The data processing system 102 can access data from the data sources and generate data with a standardized format based on the information received from these data stores. In some examples, the data processing system 102 can convert the data into a format that can be accessible to a large language model (or other machine-learned model). For example, the raw sensor data may include the information in a format that was difficult for the machine-learned models to understand and analyze correctly. As a result, if the machine-learned model attempts to generate an adequate response based on the raw health data, there is a higher chance of the model misunderstanding the raw health data. The data processing system 102 can convert the raw health data (e.g., sensor data) into a format that includes natural language explanations of the average range of values for particular measurements during particular periods of time as well as any anomalous events in which the values move outside the average ranges.

Using third-party data or environmental signals, the data processing system 102 can give context to an anomalous events based on user-provided data and environmental data during the anomalous event(s). In this way, the proper contextual information can allow the large language model (or other machine-learned model) to answer user queries more effectively.
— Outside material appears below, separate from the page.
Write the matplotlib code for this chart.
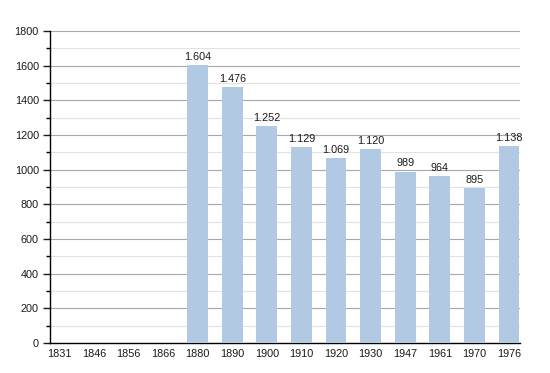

The query reception system 110 can receive a query from a user. Once the user health query has been received, the computing system can estimate access data that has been converted into a standardized format and provided as context data 114. In some examples, a machine-learned model is used to identify the particular pieces of information relevant to the user query. In this way, the amount of context data 114 provided to the large language model (or other machine-learned model) as context for a user health query can be reduced. Reducing the total amount of context data 114 can allow the large language model (or other machine-learned model) to process the input more quickly and at less cost.

The query response system 112 can generate a prompt for the large language model (or other machine-learned model) that includes the user health query, and any context data 114 generated based on the standardized health data the data processing system 102 has generated. The prompt can be provided a the large language model 130. The large language model(s) 130 can generate a model output based on the input. The model output can include a query response 116. The query response 116 can include a natural language response to the user health query.

The model output can be provided and transmitted to the user computing device. The user computing device can display the model output to the user in response to the user health query.

FIG. 2 depicts a data processing system in accordance with example embodiments of the present disclosure. The data processing system 102 includes an access system 204, a data parsing system 214, an environmental data reception system 206, one or more data standardization models 210, and a data storage system 212. The data processing system 102 can receive data from a user data store 226, an environmental data store 228, and output standardized data to a standardized data store 230.

The access system 204 can access health data from a user data store 226. The user data store 226 can include raw data captured from sensors associated with computing devices owned by the user, including smartwatches, smartphones, fitness bands, embedded systems capable of capturing health data, and any other computing systems capable of capturing health data using sensors.

In addition to raw data from sensors, the user data store 226 can include data from analyzing the raw sensor data. The sensors can provide movement data using an accelerometer or gyroscope, temperature data using a temperature sensor, tissue state data, tissue content data using a camera or other light measurement sensors, pressure sensors used to capture heart rate data, and so on. This data can be captured and used to determine information such as step count, distance travel, calories burned, exercise time, heart rate variability, sleep duration, sleep quality, sleep stages, and other information that can be derived from the raw sensor data.

The access system 204 can access any health data the user has made available to the data analysis system. In addition to data derived from the sensors included in a user computing device, the user health data can also include data from third-party applications such as mood ratings from the user, journal entries, and other information the user can access through their accounts on third-party systems. Once the access system 204 has accessed the health data from the user data store 226, the health data can be provided to the data parsing system 214.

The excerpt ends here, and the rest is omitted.